SSNNL's managing director has been authorised to issue a notice by public advertisement to the deep discount bondholders to inform them about the withdrawal of the notice.
It was also resolved that prior to the issue of fresh notice for holding the bondholders meeting, a record date and book closure would be fixed for determining the bondholders to whom such notice is to be issued.
The decision comes days after a group of investors under the umbrella of SSNNL Investors' Grievance Forum sought SEBI's intervention and moved the Delhi high court to stall the process of prepayment of costly bonds that could create asset-liability mismatch in many provident funds and cooperative banks.
However, SSNNL on Friday filed its reply and objection to the lawsuit defending its stance.
Provident funds and investors cried foul after SSNNL sent notices to bondholders informing them of its plan to redeem high cost bonds nine years before their redemption in January 2014.
SSNNL had issued the bonds bearing an interest rate of 17 per cent on January 1994, but did not provide for a "call option" to redeem it before 2014.
The company wanted to redeem the bonds, which were issued at Rs 3,600 per unit, at Rs 25,000 on January 2005 subject to the approval of bondholders.
SSNNL had sold the deep-discount bonds promising to repay Rs 1,11,000 on January 2014.
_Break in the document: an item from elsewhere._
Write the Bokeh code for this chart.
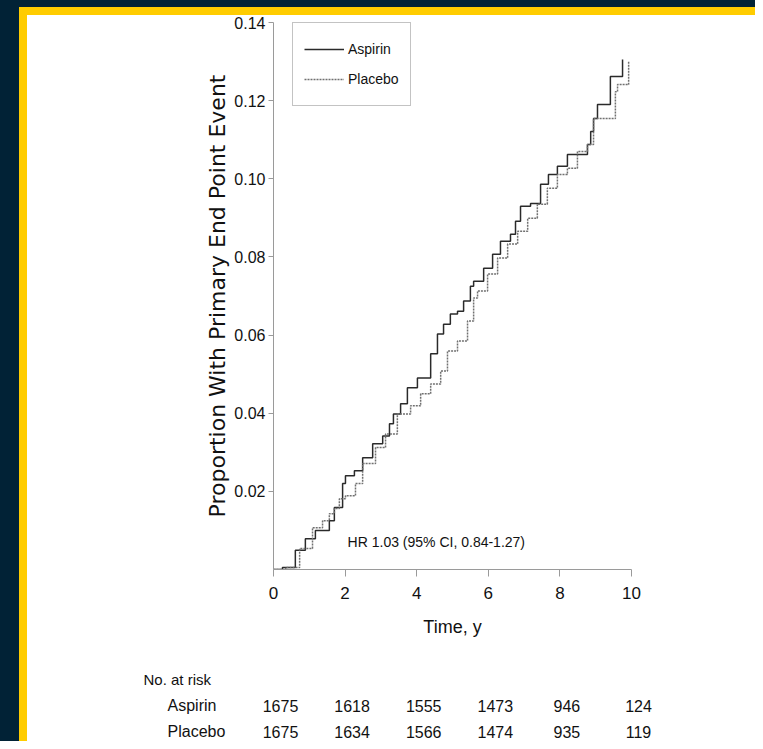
from bokeh.plotting import figure
from bokeh.models import Range1d, FixedTicker, Legend, LegendItem, PrintfTickFormatter
from bokeh.layouts import column
from bokeh.core.properties import value
from bokeh.embed import file_html
from bokeh.resources import INLINE

# ---------------- data ----------------
aspirin_t = [0, 0.20, 0.25, 0.61, 0.89, 1.17, 1.56, 1.70, 1.93, 2.01, 2.26, 2.49, 2.77, 3.05,
             3.24, 3.35, 3.55, 3.74, 4.02, 4.39, 4.58, 4.75, 4.94, 5.14, 5.31, 5.50, 5.59,
             5.87, 6.12, 6.34, 6.62, 6.76, 6.90, 7.18, 7.46, 7.68, 7.93, 8.21, 8.77, 8.86,
             8.94, 9.05, 9.41, 9.75]
aspirin_v = [0, 0, 0.0005, 0.0049, 0.0079, 0.0100, 0.0125, 0.0159, 0.0220, 0.0240, 0.0253,
             0.0286, 0.0322, 0.0342, 0.0373, 0.0398, 0.0424, 0.0465, 0.0490, 0.0552, 0.0603,
             0.0628, 0.0654, 0.0661, 0.0687, 0.0725, 0.0738, 0.0771, 0.0807, 0.0840, 0.0858,
             0.0891, 0.0930, 0.0937, 0.0986, 0.1011, 0.1032, 0.1062, 0.1088, 0.1121, 0.1154,
             0.1190, 0.1262, 0.1305]
placebo_t = [0, 0.08, 0.34, 0.73, 1.09, 1.37, 1.56, 1.70, 1.84, 2.01, 2.29, 2.49, 2.85, 3.13,
             3.46, 3.83, 4.11, 4.39, 4.67, 4.86, 5.14, 5.42, 5.59, 5.70, 5.98, 6.26, 6.54,
             6.82, 7.10, 7.37, 7.65, 7.93, 8.21, 8.49, 8.77, 8.94, 9.55, 9.61, 9.92, 9.92]
placebo_v = [0, 0, 0.0005, 0.0054, 0.0107, 0.0125, 0.0143, 0.0156, 0.0181, 0.0189, 0.0220,
             0.0271, 0.0312, 0.0347, 0.0398, 0.0419, 0.0450, 0.0475, 0.0508, 0.0559, 0.0585,
             0.0636, 0.0695, 0.0713, 0.0756, 0.0797, 0.0833, 0.0866, 0.0899, 0.0935, 0.0976,
             0.1011, 0.1027, 0.1070, 0.1088, 0.1154, 0.1223, 0.1241, 0.1241, 0.1300]

x_ticks = [0, 2, 4, 6, 8, 10]
y_ticks = [0.02, 0.04, 0.06, 0.08, 0.10, 0.12, 0.14]

risk_times = [0, 2, 4, 6, 8, 10]
aspirin_risk = ["1675", "1618", "1555", "1473", "946", "124"]
placebo_risk = ["1675", "1634", "1566", "1474", "935", "119"]
group_names = ["Aspirin", "Placebo"]
risk_header = "No. at risk"
hr_text = "HR 1.03 (95% CI, 0.84-1.27)"

# ---------------- style ----------------
FONT = "'Liberation Sans', Arial, Helvetica, sans-serif"
WIDE = "'DejaVu Sans', Verdana, sans-serif"
NAVY = "#012236"
YELLOW = "#FFCC00"
AX = "#9a9a9a"
TXT = "#111111"

W = 728
LEFT, RIGHT, TOP, BOTTOM = 246, 124, 15, 86
H1 = 648
H2 = 86
FRAME_H = H1 - TOP - BOTTOM

p1 = figure(width=W, height=H1, x_range=Range1d(0, 10), y_range=Range1d(0, 0.14),
            output_backend="svg", toolbar_location=None,
            min_border_left=LEFT, min_border_right=RIGHT, min_border_top=TOP,
            min_border_bottom=BOTTOM, background_fill_color="white",
            border_fill_alpha=0, outline_line_color=None)
p1.frame_align = False
p1.grid.visible = False

r_a = p1.step(aspirin_t, aspirin_v, mode="after", line_color="#2a2a2a", line_width=1.5)
r_p = p1.step(placebo_t, placebo_v, mode="after", line_color="#707070", line_width=1.5,
              line_dash="2 1")

p1.text(x=[2.07], y=[0.00715], text=[hr_text], text_font=value(FONT), text_font_size="14px",
        text_align="left", text_baseline="middle", text_color=TXT)

xa = p1.xaxis[0]
xa.ticker = FixedTicker(ticks=x_ticks)
xa.axis_label = "Time, y"
ya = p1.yaxis[0]
ya.ticker = FixedTicker(ticks=y_ticks)
ya.formatter = PrintfTickFormatter(format="%.2f")
ya.axis_label = "Proportion With Primary End Point Event"
for ax in (xa, ya):
    ax.axis_line_color = AX
    ax.major_tick_line_color = AX
    ax.minor_tick_line_color = None
    ax.major_tick_in = 0
    ax.major_label_text_font = FONT
    ax.major_label_text_font_size = "16px"
    ax.major_label_text_color = TXT
    ax.axis_label_text_font = FONT
    ax.axis_label_text_font_style = "normal"
    ax.axis_label_text_color = TXT
xa.major_tick_out = 7
xa.major_label_standoff = 10
xa.major_label_text_font_size = "17px"
xa.axis_label_text_font_size = "18px"
xa.axis_label_standoff = 15
ya.major_tick_out = 5
ya.major_label_standoff = 3
ya.axis_label_text_font = WIDE
ya.axis_label_text_font_size = "22px"
ya.axis_label_standoff = 1

legend = Legend(items=[LegendItem(label="Aspirin", renderers=[r_a]),
                       LegendItem(label="Placebo", renderers=[r_p])],
                location=(19, FRAME_H - 1 - 83))
legend.border_line_color = "#888888"
legend.border_line_width = 1
legend.background_fill_color = "white"
legend.label_text_font = FONT
legend.label_text_font_size = "14px"
legend.label_text_color = TXT
legend.glyph_width = 40
legend.glyph_height = 30
legend.label_height = 30
legend.spacing = 0
legend.padding = 11
legend.label_standoff = 4
legend.margin = 0
p1.add_layout(legend)

# ---------------- risk table ----------------
ppu = (W - LEFT - RIGHT) / 10.0
ROW = 26
R0 = 24
x_start = -LEFT / ppu
p2 = figure(width=W, height=H2, x_range=Range1d(x_start, x_start + W / ppu),
            y_range=Range1d((H2 - R0) / ROW, -R0 / ROW),
            output_backend="svg", toolbar_location=None, min_border=0,
            x_axis_location=None, y_axis_location=None,
            background_fill_color="white", border_fill_color="white",
            outline_line_color=None)
p2.frame_align = False
p2.grid.visible = False

head_x = -(273 - 143) / ppu
name_x = -(273 - 167) / ppu
p2.text(x=[head_x], y=[0], text=[risk_header], text_font=value(FONT), text_font_size="15px",
        text_align="left", text_baseline="middle", text_color=TXT)
p2.text(x=[name_x, name_x], y=[1, 2], text=group_names, text_font=value(FONT),
        text_font_size="16px", text_align="left", text_baseline="middle", text_color=TXT)
p2.text(x=risk_times, y=[1] * len(risk_times), text=aspirin_risk, text_font=value(FONT),
        text_font_size="16px", text_align="center", text_baseline="middle", x_offset=7,
        text_color=TXT)
p2.text(x=risk_times, y=[2] * len(risk_times), text=placebo_risk, text_font=value(FONT),
        text_font_size="16px", text_align="center", text_baseline="middle", x_offset=7,
        text_color=TXT)

inner = column(p1, p2, spacing=0, styles={
    "border-left": "8px solid " + YELLOW,
    "background-image": "linear-gradient(to bottom, %s 0px, %s 8px, #ffffff 8px)" % (YELLOW, YELLOW),
})
outer = column(inner, spacing=0, styles={
    "background-color": NAVY,
    "padding-left": "19px",
    "padding-top": "7px",
})

open("out.html", "w").write(file_html(outer, INLINE))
Investors had the choice to encash the bonds on the 7th year at Rs 12,500, or on the 11th year at Rs 25,000, or on the 15th year at Rs 50,000.
Redemption of the bonds on January 2014 would entail a whopping Rs 7,800 crore (Rs 78 billion) outgo for SSNNL while pre-payment at the 11th year would cost only about Rs 1,700 crore (Rs 17 billion).Thus, the prepayment would result in a whopping Rs 6,100 crore (Rs 61 billion) savings by the Gujarat government backed institution.